LJ Martin

No. 4 – BYU Cougars
- Position: Running back
- Class: Senior

Personal information
- Listed height: 6 ft 2 in (1.88 m)
- Listed weight: 225 lb (102 kg)

Career information
- High school: Canutillo (Canutillo, Texas)
- College: BYU (2023–present);

Awards and highlights
- Big 12 Offensive Player of the Year (2025); First-team All-Big 12 (2025);
- Stats at ESPN

= LJ Martin =

American football player

LJ Martin is an American college football running back for the BYU Cougars.

== Early life ==
Martin attended Canutillo High School in Canutillo, Texas, where he rushed for 2,137 yards and 23 touchdowns and made 15 catches for 376 yards and six touchdowns as a senior. He was rated as a four-star recruit and received offers from schools such as BYU, Stanford, Texas Tech, Air Force, Baylor, Kansas, Kansas State, and Colorado State. Initially, Martin committed to play college football for the Texas Tech Red Raiders. However, he flipped his commitment to play for the Stanford Cardinal.
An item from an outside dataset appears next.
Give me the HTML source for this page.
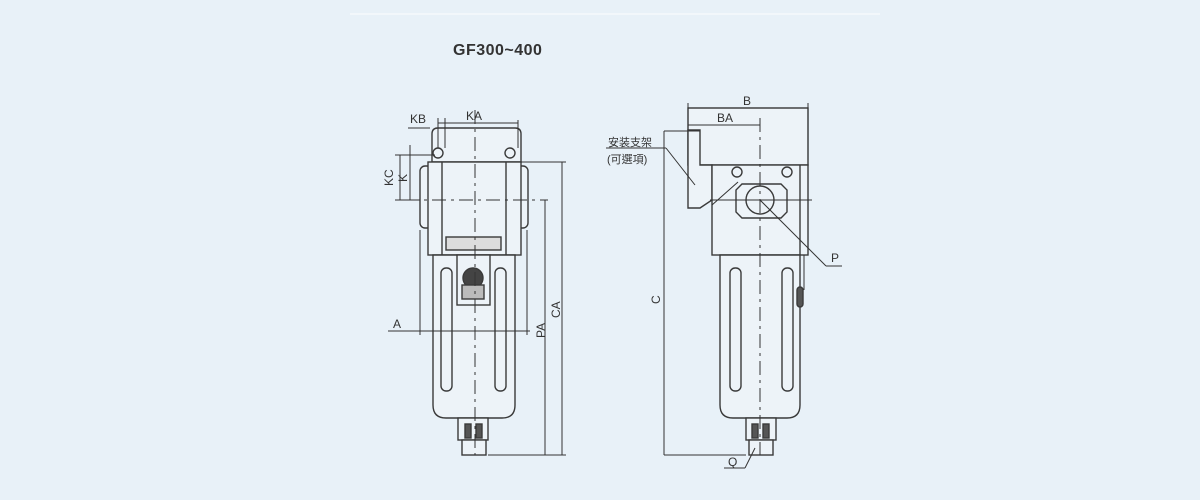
<!DOCTYPE html>
<html><head><style>
html,body{margin:0;padding:0;background:#e8f1f8;}
svg{display:block}
text{font-family:"Liberation Sans","Noto Sans CJK TC",sans-serif;fill:#333}
</style></head><body>
<svg width="1200" height="500" viewBox="0 0 1200 500">
<rect width="1200" height="500" fill="#e8f1f8"/>
<line x1="350" y1="14" x2="880" y2="14" stroke="#f2f7fb" stroke-width="2"/>
<text x="453" y="55" font-size="16" font-weight="bold" fill="#222" letter-spacing="0.5">GF300~400</text>

<g fill="#edf3f8" stroke="#3a3a3a" stroke-width="1.4">
<!-- LEFT VIEW -->
<path d="M432 162 V134 q0-6 6-6 h77 q6 0 6 6 V162 Z"/>
<circle cx="438" cy="153" r="5"/><circle cx="510" cy="153" r="5"/>
<rect x="420" y="166" width="12" height="62" rx="5"/>
<rect x="516" y="166" width="12" height="62" rx="5"/>
<rect x="428" y="162" width="93" height="93"/>
<line x1="442" y1="162" x2="442" y2="255"/><line x1="506" y1="162" x2="506" y2="255"/>
<rect x="446" y="237" width="55" height="13" fill="#ddd"/>
<path d="M433 255 H515 V405 q0 13 -13 13 H446 q-13 0 -13 -13 Z"/>
<rect x="457" y="255" width="33" height="50"/>
<circle cx="473" cy="278" r="10" fill="#444"/>
<rect x="462" y="285" width="22" height="14" fill="#bbb"/>
<rect x="441" y="268" width="11" height="123" rx="5"/>
<rect x="495" y="268" width="11" height="123" rx="5"/>
<rect x="458" y="418" width="30" height="22"/>
<rect x="462" y="440" width="24" height="15"/>
<rect x="465" y="424" width="6" height="14" fill="#555"/><rect x="476" y="424" width="6" height="14" fill="#555"/>

<!-- RIGHT VIEW -->
<rect x="688" y="108" width="120" height="57"/>
<path d="M688 130 H700 V165 H712 V200 L700 208 H688 Z"/>
<rect x="712" y="165" width="96" height="90"/>
<line x1="800" y1="165" x2="800" y2="255"/>
<circle cx="737" cy="172" r="5"/><circle cx="787" cy="172" r="5"/>
<path d="M742 184 H781 L787 190 V212 L781 218 H742 L736 212 V190 Z"/>
<circle cx="760" cy="200" r="14"/>
<path d="M720 255 H800 V405 q0 13 -13 13 H733 q-13 0 -13 -13 Z"/>
<rect x="730" y="268" width="11" height="123" rx="5"/>
<rect x="782" y="268" width="11" height="123" rx="5"/>
<rect x="797" y="287" width="6" height="20" rx="3" fill="#555"/>
<rect x="746" y="418" width="30" height="22"/>
<rect x="749" y="440" width="24" height="15"/>
<rect x="752" y="424" width="6" height="14" fill="#555"/><rect x="763" y="424" width="6" height="14" fill="#555"/>
</g>

<g stroke="#333" stroke-width="1" fill="none">
<line x1="475" y1="110" x2="475" y2="455" stroke-dasharray="14,5,3,5"/>
<line x1="405" y1="200" x2="548" y2="200" stroke-dasharray="14,5,3,5"/>
<line x1="760" y1="118" x2="760" y2="455" stroke-dasharray="14,5,3,5"/>
<line x1="710" y1="200" x2="812" y2="200"/>
<line x1="438" y1="123" x2="518" y2="123"/>
<line x1="518" y1="120" x2="518" y2="148"/>
<line x1="438" y1="118" x2="438" y2="148"/>
<line x1="445" y1="118" x2="445" y2="148"/>
<line x1="408" y1="128" x2="430" y2="128"/>
<line x1="395" y1="155" x2="435" y2="155"/>
<line x1="395" y1="200" x2="420" y2="200"/>
<line x1="410" y1="145" x2="410" y2="200"/>
<line x1="400" y1="155" x2="400" y2="200"/>
<line x1="521" y1="162" x2="566" y2="162"/>
<line x1="562" y1="162" x2="562" y2="455"/>
<line x1="545" y1="200" x2="545" y2="455"/>
<line x1="488" y1="455" x2="566" y2="455"/>
<line x1="388" y1="331" x2="530" y2="331"/>
<line x1="420" y1="230" x2="420" y2="335"/>
<line x1="527" y1="230" x2="527" y2="335"/>
<line x1="688" y1="108" x2="808" y2="108"/>
<line x1="688" y1="103" x2="688" y2="130"/><line x1="808" y1="103" x2="808" y2="160"/>
<line x1="688" y1="125" x2="760" y2="125"/>
<line x1="664" y1="131" x2="700" y2="131"/>
<line x1="664" y1="131" x2="664" y2="455"/>
<line x1="664" y1="455" x2="746" y2="455"/>
<line x1="606" y1="148" x2="666" y2="148"/>
<line x1="666" y1="148" x2="695" y2="185"/>
<line x1="712" y1="205" x2="738" y2="182"/>
<line x1="760" y1="200" x2="826" y2="266"/><line x1="826" y1="266" x2="842" y2="266"/>
<line x1="755" y1="448" x2="745" y2="468"/><line x1="745" y1="468" x2="724" y2="468"/>
<line x1="804" y1="255" x2="804" y2="290"/>
</g>
<g font-size="12">
<text x="410" y="123">KB</text>
<text x="466" y="120">KA</text>
<text x="393" y="186" transform="rotate(-90 393 186)">KC</text>
<text x="407" y="182" transform="rotate(-90 407 182)">K</text>
<text x="393" y="328">A</text>
<text x="545" y="338" transform="rotate(-90 545 338)">PA</text>
<text x="560" y="318" transform="rotate(-90 560 318)">CA</text>
<text x="743" y="105">B</text>
<text x="717" y="122">BA</text>
<text x="608" y="146" font-size="11">安装支架</text>
<text x="607" y="163" font-size="11">(可選項)</text>
<text x="660" y="304" transform="rotate(-90 660 304)">C</text>
<text x="831" y="262">P</text>
<text x="728" y="466">Q</text>
</g>
</svg>
</body></html>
Finally on signing day, Martin again flipped his commitment to the BYU Cougars.

== College career ==
During Martin's first collegiate game in week one of the 2023 season he rushed for 91 yards on 16 carries, as he helped the Cougars to a win over the Sam Houston State. In week 3, Martin rushed for 77 yards and two touchdowns in a win over the Arkansas Razorbacks. Martin finished his first collegiate season rushing for 518 yards and four touchdowns on 109 carries, while also hauling in 11 receptions for 45 yards and one touchdown.